Challenge:
Produce a word-for-word copy of the listing below without its pictures.

----------

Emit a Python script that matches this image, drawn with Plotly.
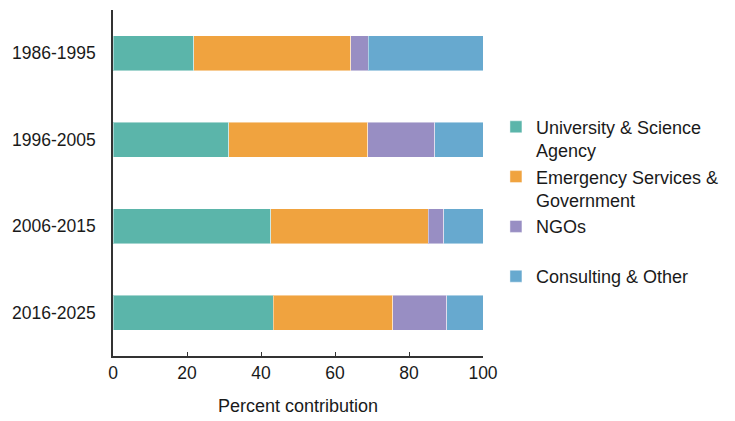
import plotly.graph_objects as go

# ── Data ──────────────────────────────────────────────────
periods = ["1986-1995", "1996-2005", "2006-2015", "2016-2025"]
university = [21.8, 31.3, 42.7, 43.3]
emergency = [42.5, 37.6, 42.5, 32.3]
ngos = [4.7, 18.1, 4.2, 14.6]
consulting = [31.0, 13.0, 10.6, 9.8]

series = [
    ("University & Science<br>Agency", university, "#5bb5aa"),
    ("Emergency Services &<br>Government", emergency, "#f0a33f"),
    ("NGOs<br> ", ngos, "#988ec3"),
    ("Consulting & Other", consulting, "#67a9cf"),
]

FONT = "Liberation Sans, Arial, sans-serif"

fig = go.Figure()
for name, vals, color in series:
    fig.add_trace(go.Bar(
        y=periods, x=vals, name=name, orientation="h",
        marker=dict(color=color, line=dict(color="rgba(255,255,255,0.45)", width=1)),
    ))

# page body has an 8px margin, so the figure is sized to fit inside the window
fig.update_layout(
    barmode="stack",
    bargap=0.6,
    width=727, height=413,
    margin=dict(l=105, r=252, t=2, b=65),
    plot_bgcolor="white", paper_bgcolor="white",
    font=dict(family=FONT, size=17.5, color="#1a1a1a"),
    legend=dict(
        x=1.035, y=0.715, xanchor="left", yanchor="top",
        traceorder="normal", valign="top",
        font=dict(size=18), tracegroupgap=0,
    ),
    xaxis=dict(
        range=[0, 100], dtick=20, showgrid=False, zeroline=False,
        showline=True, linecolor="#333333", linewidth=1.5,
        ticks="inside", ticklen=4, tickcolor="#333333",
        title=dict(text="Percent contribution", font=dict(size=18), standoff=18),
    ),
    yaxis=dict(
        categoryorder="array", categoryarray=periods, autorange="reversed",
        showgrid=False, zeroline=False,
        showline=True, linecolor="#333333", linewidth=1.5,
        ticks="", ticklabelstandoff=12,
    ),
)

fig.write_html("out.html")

----------

Solution to this problem:
Emit a Python script that matches this image, drawn with Plotly.
import plotly.graph_objects as go

# ── Data ──────────────────────────────────────────────────
periods = ["1986-1995", "1996-2005", "2006-2015", "2016-2025"]
university = [21.8, 31.3, 42.7, 43.3]
emergency = [42.5, 37.6, 42.5, 32.3]
ngos = [4.7, 18.1, 4.2, 14.6]
consulting = [31.0, 13.0, 10.6, 9.8]

series = [
    ("University & Science<br>Agency", university, "#5bb5aa"),
    ("Emergency Services &<br>Government", emergency, "#f0a33f"),
    ("NGOs<br> ", ngos, "#988ec3"),
    ("Consulting & Other", consulting, "#67a9cf"),
]

FONT = "Liberation Sans, Arial, sans-serif"

fig = go.Figure()
for name, vals, color in series:
    fig.add_trace(go.Bar(
        y=periods, x=vals, name=name, orientation="h",
        marker=dict(color=color, line=dict(color="rgba(255,255,255,0.45)", width=1)),
    ))

# page body has an 8px margin, so the figure is sized to fit inside the window
fig.update_layout(
    barmode="stack",
    bargap=0.6,
    width=727, height=413,
    margin=dict(l=105, r=252, t=2, b=65),
    plot_bgcolor="white", paper_bgcolor="white",
    font=dict(family=FONT, size=17.5, color="#1a1a1a"),
    legend=dict(
        x=1.035, y=0.715, xanchor="left", yanchor="top",
        traceorder="normal", valign="top",
        font=dict(size=18), tracegroupgap=0,
    ),
    xaxis=dict(
        range=[0, 100], dtick=20, showgrid=False, zeroline=False,
        showline=True, linecolor="#333333", linewidth=1.5,
        ticks="inside", ticklen=4, tickcolor="#333333",
        title=dict(text="Percent contribution", font=dict(size=18), standoff=18),
    ),
    yaxis=dict(
        categoryorder="array", categoryarray=periods, autorange="reversed",
        showgrid=False, zeroline=False,
        showline=True, linecolor="#333333", linewidth=1.5,
        ticks="", ticklabelstandoff=12,
    ),
)

fig.write_html("out.html")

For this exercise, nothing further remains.